Indonesia - end of an era

Suharto: Master of political survival to the end

The BBC's Jakarta correspondent, Jonathan Head, reports:

It looked like the end of an era, but still, no-one could be sure. True to form, President Suharto kept us all guessing. There were some clues before his last, hastily arranged public appearance - in the neo-classical state palace, where every occasion is governed by strict protocol, officials were at a loss as to where the players in the final act of this long drama should stand.

In a country which has had only had one change of leader in half a century, no-one could remember how it is supposed to be done. In the end, Suharto simply shuffled forward to the podium and mumbled a few sentences - when we heard the words "I quit", most of us could hardly believe our ears.

Here was the master of political survival, a ruler who had lasted in power longer than anyone except Fidel Castro of Cuba - Suharto had instilled such fear into his own people that they had lost the capacity to imagine being ruled by anyone else. And then he just got up and walked out with barely a struggle.

Jubilation and tears

It has left Indonesia dazed and bewildered. Some of those campaigning against him have described it as like pushing against a mountain, only to find all of a sudden that the mountain had vanished.

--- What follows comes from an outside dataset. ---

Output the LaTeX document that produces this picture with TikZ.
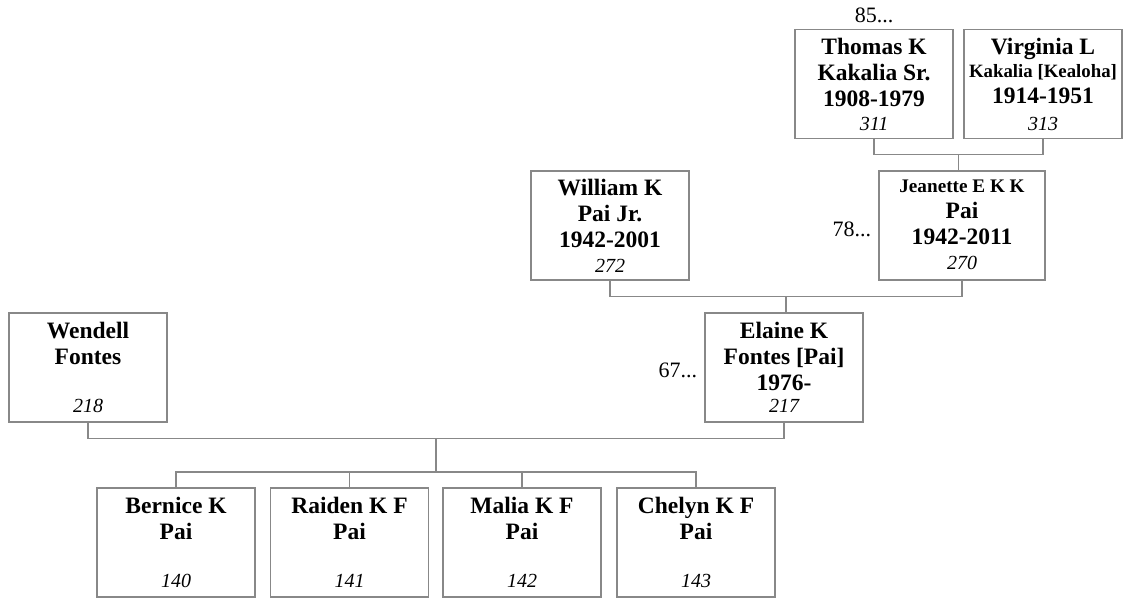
\documentclass[tikz,border=0pt]{standalone}
\usepackage{fontspec}
\setmainfont{Liberation Serif}
\usetikzlibrary{calc}
\definecolor{linegray}{RGB}{136,136,136}
\begin{document}
\begin{tikzpicture}[x=1pt,y=-1pt,
  person/.style={draw=linegray, line width=1.3pt, minimum width=158pt, minimum height=109pt, inner sep=0pt},
  nametext/.style={anchor=north, inner sep=0pt, align=center, font=\bfseries\fontsize{23.5}{26}\selectfont},
  idtext/.style={anchor=base, inner sep=0pt, font=\itshape\fontsize{20}{24}\selectfont},
  side/.style={inner sep=0pt, font=\fontsize{22}{26}\selectfont},
  link/.style={draw=linegray, line width=1.3pt}]
\useasboundingbox (0,0) rectangle (1131,599);

% boxes
\node[person] (thomas) at (874,84) {};
\node[person] (virginia) at (1043,84) {};
\node[person, minimum width=166pt] (jeanette) at (962,225.5) {};
\node[person] (william) at (610,225.5) {};
\node[person] (wendell) at (88,367.5) {};
\node[person] (elaine) at (784,367.5) {};
\node[person] (bernice) at (176,542.5) {};
\node[person] (raiden) at (349.5,542.5) {};
\node[person] (malia) at (522,542.5) {};
\node[person] (chelyn) at (696,542.5) {};

% names
\node[nametext] (thomasN) at ([yshift=-9.5pt]thomas.north) {Thomas K\\Kakalia Sr.\\1908-1979};
\node[nametext] (virginiaN) at ([yshift=-9.5pt]virginia.north) {Virginia L\\[-3pt]{\fontsize{18.8}{22}\selectfont Kakalia [Kealoha]}\\1914-1951};
\node[nametext] (jeanetteN) at ([yshift=-9pt]jeanette.north) {{\fontsize{19.2}{22}\selectfont Jeanette E K K}\\Pai\\1942-2011};
\node[nametext] (williamN) at ([yshift=-8.5pt]william.north) {William K\\Pai Jr.\\1942-2001};
\node[nametext] (wendellN) at ([yshift=-9.5pt]wendell.north) {Wendell\\Fontes};
\node[nametext] (elaineN) at ([yshift=-9.5pt]elaine.north) {Elaine K\\Fontes [Pai]\\1976-};
\node[nametext] (berniceN) at ([yshift=-9.5pt]bernice.north) {Bernice K\\Pai};
\node[nametext] (raidenN) at ([yshift=-9.5pt]raiden.north) {Raiden K F\\Pai};
\node[nametext] (maliaN) at ([yshift=-9.5pt]malia.north) {Malia K F\\Pai};
\node[nametext] (chelynN) at ([yshift=-9.5pt]chelyn.north) {Chelyn K F\\Pai};

% ids
\node[idtext] (thomasI) at ([yshift=9pt]thomas.south) {311};
\node[idtext] (virginiaI) at ([yshift=9pt]virginia.south) {313};
\node[idtext] (jeanetteI) at ([yshift=11pt]jeanette.south) {270};
\node[idtext] (williamI) at ([yshift=8.5pt]william.south) {272};
\node[idtext] (wendellI) at ([yshift=10pt]wendell.south) {218};
\node[idtext] (elaineI) at ([yshift=10pt]elaine.south) {217};
\node[idtext] (berniceI) at ([yshift=10pt]bernice.south) {140};
\node[idtext] (raidenI) at ([yshift=10pt]raiden.south) {141};
\node[idtext] (maliaI) at ([yshift=10pt]malia.south) {142};
\node[idtext] (chelynI) at ([yshift=10pt]chelyn.south) {143};

% side labels
\node[side, anchor=base] (l85) at ($(thomas.north)+(0,-6)$) {85...};
\node[side, anchor=base east] (l78) at ($(jeanette.west)+(-7,10.5)$) {78...};
\node[side, anchor=base east] (l67) at ($(elaine.west)+(-7,9.5)$) {67...};

% connectors
\coordinate (tv) at ($(thomas.south)!0.5!(virginia.south)+(0,15)$);
\draw[link] (thomas.south) -- ++(0,15) -| (virginia.south);
\draw[link] (tv) -- (tv |- jeanette.north);

\coordinate (wj) at ($(william.south)!0.5!(jeanette.south)+(0,16)$);
\draw[link] (william.south) -- ++(0,16) -| (jeanette.south);
\draw[link] (wj) -- (wj |- elaine.north);

\coordinate (we) at ($(wendell.south)!0.5!(elaine.south)+(0,16)$);
\draw[link] (wendell.south) -- ++(0,16) -| (elaine.south);
\coordinate (bus) at (we |- 0,472);
\draw[link] (we) -- (bus);
\draw[link] (bernice.north) -- (bernice.north |- bus) -- (chelyn.north |- bus) -- (chelyn.north);
\draw[link] (raiden.north) -- (raiden.north |- bus);
\draw[link] (malia.north) -- (malia.north |- bus);
\end{tikzpicture}
\end{document}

There was jubilation at first, of course. The students still occupying the national parliament danced and sang in the ornamental pond, draped in the national flag. Some broke down and wept.

When they had started their protests at the beginning of the year, few had dared to believe that they could force the iron-willed Suharto from office. But then neither had they thought much of anything else. Suharto had controlled their lives for so long, the students, along with millions of other Indonesians, had begun to imagine that getting rid of him was all that mattered. Once he was gone, their unity of purpose vanished. When the army moved into the parliamentary complex to clear the students out, they put up little resistance.

Random, savage repression

Suharto towered over Indonesia in every respect - his face loomed over strategic points in the capital Jakarta, in posters admonishing people to swallow his vision of a prosperous and disciplined society. He looks like everyone's favourite grandfather. But no-one in Indonesia was deceived. If you behaved, you could share in the nation's development. If you didn't well it was never very clear what would happen.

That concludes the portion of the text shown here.